Now, London's new mayor, Boris Johnson, has proposed that the city work to unearth parts of its historic tributaries to the Thames, as part of a broader scheme to introduce more parks and open space into the city.
Some river daylighting projects have already been accomplished, thanks to the activism of local watershed councils. In southeast London, the Quaggy Waterways Action Group prevailed in bringing a short stretch of the River Quaggy to the surface in Sutcliffe Park:
The restoration project came about when the city proposed a conventional concrete channel to carry the river through the park in 1990. But concrete channels, in aggregate, tend to worsen flooding by rushing rainwater downstream all at once, instead of letting it spread out and sink into the ground along floodplains.
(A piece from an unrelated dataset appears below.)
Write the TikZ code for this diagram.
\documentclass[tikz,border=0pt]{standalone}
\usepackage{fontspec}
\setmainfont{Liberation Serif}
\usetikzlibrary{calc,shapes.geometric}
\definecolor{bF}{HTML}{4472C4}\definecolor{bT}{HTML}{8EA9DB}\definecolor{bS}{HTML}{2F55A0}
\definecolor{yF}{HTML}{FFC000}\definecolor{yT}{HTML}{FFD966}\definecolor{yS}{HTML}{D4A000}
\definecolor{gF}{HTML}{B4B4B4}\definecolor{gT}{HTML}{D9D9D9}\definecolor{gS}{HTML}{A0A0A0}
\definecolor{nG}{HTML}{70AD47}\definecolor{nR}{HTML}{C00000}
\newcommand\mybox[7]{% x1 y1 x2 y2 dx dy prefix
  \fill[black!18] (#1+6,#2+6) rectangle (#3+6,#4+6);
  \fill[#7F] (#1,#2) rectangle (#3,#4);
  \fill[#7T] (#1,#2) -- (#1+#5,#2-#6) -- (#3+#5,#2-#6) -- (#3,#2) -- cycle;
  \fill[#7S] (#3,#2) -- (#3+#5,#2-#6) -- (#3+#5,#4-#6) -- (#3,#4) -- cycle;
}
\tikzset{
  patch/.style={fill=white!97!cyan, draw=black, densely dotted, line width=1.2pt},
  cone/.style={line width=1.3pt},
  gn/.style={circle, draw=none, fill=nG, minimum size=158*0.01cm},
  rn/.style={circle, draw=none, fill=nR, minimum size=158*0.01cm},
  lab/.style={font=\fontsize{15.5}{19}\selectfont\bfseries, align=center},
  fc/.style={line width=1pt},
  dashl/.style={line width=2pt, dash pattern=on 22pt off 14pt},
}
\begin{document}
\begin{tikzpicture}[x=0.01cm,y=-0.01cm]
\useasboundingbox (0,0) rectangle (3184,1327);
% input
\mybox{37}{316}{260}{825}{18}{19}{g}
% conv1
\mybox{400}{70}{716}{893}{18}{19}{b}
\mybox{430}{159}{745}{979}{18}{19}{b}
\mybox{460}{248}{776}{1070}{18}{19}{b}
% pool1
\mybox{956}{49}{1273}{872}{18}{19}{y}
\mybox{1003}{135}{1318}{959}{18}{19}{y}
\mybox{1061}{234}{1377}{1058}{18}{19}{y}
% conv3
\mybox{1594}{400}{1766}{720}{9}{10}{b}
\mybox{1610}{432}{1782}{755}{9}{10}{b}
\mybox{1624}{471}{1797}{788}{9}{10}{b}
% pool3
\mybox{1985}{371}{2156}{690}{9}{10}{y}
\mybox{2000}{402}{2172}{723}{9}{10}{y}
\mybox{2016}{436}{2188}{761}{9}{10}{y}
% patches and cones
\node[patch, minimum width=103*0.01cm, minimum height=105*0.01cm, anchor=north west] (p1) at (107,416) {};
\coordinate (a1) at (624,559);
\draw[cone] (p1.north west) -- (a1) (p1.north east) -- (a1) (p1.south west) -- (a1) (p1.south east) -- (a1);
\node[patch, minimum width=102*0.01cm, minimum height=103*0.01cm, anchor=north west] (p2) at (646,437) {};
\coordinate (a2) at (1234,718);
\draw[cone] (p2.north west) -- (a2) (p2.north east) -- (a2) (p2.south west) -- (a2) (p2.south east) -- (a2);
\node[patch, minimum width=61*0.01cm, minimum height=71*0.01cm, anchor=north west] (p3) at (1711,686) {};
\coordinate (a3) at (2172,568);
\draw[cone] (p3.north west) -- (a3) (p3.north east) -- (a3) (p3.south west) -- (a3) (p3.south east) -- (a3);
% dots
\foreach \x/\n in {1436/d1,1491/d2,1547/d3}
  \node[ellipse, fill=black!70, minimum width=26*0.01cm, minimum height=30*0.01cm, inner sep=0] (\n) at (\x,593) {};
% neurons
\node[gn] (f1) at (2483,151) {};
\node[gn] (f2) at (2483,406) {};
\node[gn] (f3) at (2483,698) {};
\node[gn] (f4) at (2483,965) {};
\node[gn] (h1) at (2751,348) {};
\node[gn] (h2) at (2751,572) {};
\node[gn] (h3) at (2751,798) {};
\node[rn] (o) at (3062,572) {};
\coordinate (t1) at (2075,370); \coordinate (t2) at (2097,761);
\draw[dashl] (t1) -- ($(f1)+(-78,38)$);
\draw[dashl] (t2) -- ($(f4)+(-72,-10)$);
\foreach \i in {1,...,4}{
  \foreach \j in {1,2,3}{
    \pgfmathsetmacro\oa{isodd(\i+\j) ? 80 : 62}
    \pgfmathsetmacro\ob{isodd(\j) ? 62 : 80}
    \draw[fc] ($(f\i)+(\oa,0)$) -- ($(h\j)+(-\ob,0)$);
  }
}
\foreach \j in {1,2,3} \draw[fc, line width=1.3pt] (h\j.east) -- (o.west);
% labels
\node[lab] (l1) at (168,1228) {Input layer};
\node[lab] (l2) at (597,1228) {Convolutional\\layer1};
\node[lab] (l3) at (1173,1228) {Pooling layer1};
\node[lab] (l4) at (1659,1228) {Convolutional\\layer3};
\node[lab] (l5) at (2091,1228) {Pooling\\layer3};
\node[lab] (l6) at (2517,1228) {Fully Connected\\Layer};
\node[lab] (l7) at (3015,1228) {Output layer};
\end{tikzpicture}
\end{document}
The Quaggy Waterways Action Group showed that restoring the riverway through the park would be more effective in controlling floods and less expensive than underground pipes and drains.
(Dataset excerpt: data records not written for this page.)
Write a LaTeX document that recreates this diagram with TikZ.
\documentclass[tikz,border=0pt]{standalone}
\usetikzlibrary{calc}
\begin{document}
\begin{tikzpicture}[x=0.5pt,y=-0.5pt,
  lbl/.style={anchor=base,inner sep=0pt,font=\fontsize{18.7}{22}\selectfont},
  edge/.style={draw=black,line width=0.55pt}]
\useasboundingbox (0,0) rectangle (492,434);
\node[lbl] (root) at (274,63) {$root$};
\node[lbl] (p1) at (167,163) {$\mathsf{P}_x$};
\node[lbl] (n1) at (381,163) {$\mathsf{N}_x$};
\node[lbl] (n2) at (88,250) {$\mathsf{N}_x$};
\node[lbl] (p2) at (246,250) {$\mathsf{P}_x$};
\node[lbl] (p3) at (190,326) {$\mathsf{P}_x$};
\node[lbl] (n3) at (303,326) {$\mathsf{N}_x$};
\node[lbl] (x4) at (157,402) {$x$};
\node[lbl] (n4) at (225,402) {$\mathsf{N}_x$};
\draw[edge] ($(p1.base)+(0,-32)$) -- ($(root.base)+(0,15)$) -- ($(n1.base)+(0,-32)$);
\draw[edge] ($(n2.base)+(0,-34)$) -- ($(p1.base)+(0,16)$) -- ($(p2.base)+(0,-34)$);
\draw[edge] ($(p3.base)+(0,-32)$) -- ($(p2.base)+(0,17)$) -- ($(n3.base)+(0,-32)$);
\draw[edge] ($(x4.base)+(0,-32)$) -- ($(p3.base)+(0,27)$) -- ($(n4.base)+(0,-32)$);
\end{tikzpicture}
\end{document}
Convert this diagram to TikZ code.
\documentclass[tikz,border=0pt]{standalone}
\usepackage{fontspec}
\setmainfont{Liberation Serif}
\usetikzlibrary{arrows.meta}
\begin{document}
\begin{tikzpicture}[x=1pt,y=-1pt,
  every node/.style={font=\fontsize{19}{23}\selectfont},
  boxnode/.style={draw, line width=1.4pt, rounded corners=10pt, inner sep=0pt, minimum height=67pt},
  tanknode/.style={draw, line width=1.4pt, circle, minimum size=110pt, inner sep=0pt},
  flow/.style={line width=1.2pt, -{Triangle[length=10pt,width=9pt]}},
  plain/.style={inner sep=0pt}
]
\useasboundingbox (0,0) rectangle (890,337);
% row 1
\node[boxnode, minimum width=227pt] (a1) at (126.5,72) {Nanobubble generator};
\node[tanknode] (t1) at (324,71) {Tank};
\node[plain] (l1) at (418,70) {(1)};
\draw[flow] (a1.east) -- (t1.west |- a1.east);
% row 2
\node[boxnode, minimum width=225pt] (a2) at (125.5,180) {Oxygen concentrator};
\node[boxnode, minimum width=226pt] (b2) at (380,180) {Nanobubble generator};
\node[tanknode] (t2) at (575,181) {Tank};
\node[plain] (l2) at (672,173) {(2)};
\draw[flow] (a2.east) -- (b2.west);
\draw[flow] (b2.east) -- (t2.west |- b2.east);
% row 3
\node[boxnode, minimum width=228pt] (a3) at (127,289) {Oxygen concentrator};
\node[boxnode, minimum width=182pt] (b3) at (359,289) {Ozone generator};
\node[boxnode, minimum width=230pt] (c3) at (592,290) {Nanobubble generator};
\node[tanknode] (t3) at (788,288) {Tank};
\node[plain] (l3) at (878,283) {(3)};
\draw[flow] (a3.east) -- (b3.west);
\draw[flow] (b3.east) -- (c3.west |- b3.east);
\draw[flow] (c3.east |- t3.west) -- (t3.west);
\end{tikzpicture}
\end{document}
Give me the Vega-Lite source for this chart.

Apparently it took the citizen activists 14 years to convince the civil engineers, but good sense prevailed and the waterway was restored in 2004. Apparently, Mayor Johnson was impressed with the results.
The mayor's advisers "believe that unearthing stretches of buried rivers and creating new parkland could help to cool the capital, which can get markedly hotter than the surrounding suburbs." But Londoners can also expect waterway daylighting projects like the one in Sutcliffe Park to also restore wildlife habitat, provide recreation areas for its neighbors, and help improve water quality throughout the Thames watershed.